Once again young people are making their voices heard at the global stage.
While the implications of the youth led Arab Spring Movement are still being sorted in several nations, young people in Hong Kong are standing up to challenge the seemingly absolute power of Beijing.
Joshua Wong, who turned 18 yesterday has emerged as one the iconic faces of the Hong Kong Occupy Movement. The skinny young man started his leadership career a couple of years ago when new rules were drafted to teach a new form of Patriotism. He disagreed with the decision and launched the Scholastics Movement designed to oppose changes to the curriculum. The government rescinded it’s plans and Joshua and his friends when back to their classrooms.
This time, however the stakes are much higher for the protests are directed at decisions made at the highest levels of government of both Hong Kong and China. Joshua was arrested for 40 hours and his detention stirred a response which has brought tens of thousands blocking traffic in one of the worlds most important financial hubs.
However, Joshua is just but one of the unprecedented number of people who have taken peacefully and in remarkable order to the streets demanding that the leaders of the nation live up to the commitments made when Hong Kong was returned to China in 1997… the year Joshua was born.
In reality the chances of their success seem quite limited, after all soldiers of the People’s Liberation Army (PLA) are standing nearby ready to follow orders and fully capable to eliminating any dissent.
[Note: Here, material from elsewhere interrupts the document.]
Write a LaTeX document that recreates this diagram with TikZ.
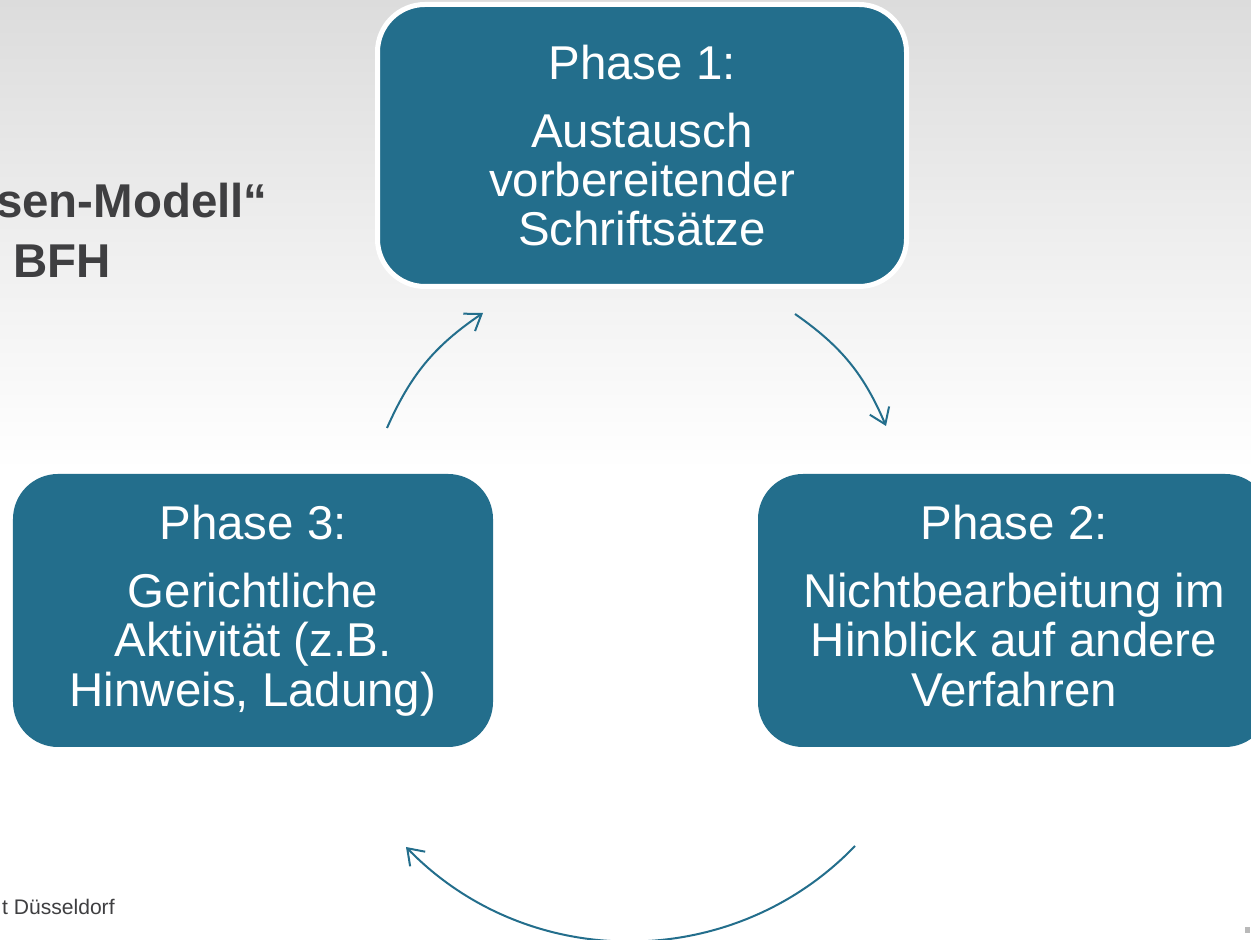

To understand the reckless behavior of the normally obedient and compliant young people of Hong Kong one must realize that they are standing up for the democratic process promised under the ideal of “One nation, two systems”. This was a solemn agreement signed by the highest representatives of both China and Great Britain.
Secondly, it is important to recognize that in a very small nation with one of the highest population densities only the full freedoms of a democratic process would afford equal opportunities to the majority. Besides, even if they were allowed to vote for their chosen candidates, China would retain all power as Hong Kong can not make foreign policy decisions and does not have an army.
Thirdly and perhaps of equal importance is the faith which drives Joshua and his friends. As followers of the way of Jesus, they look to the future full of hope and expectation. Furthermore they are clearly motivated by a unparalleled commitment to love their neighbors as they love themselves. This is what explains their rejection of violence as a tool and their unwavering respect for authority.
At a time of increasing political apathy these youthful protestors of Hong Kong are presenting us with a great challenge and a practical model to let our voices be heard.
The question are, are we listening? And will we take steps to also respond to the injustices in our communities?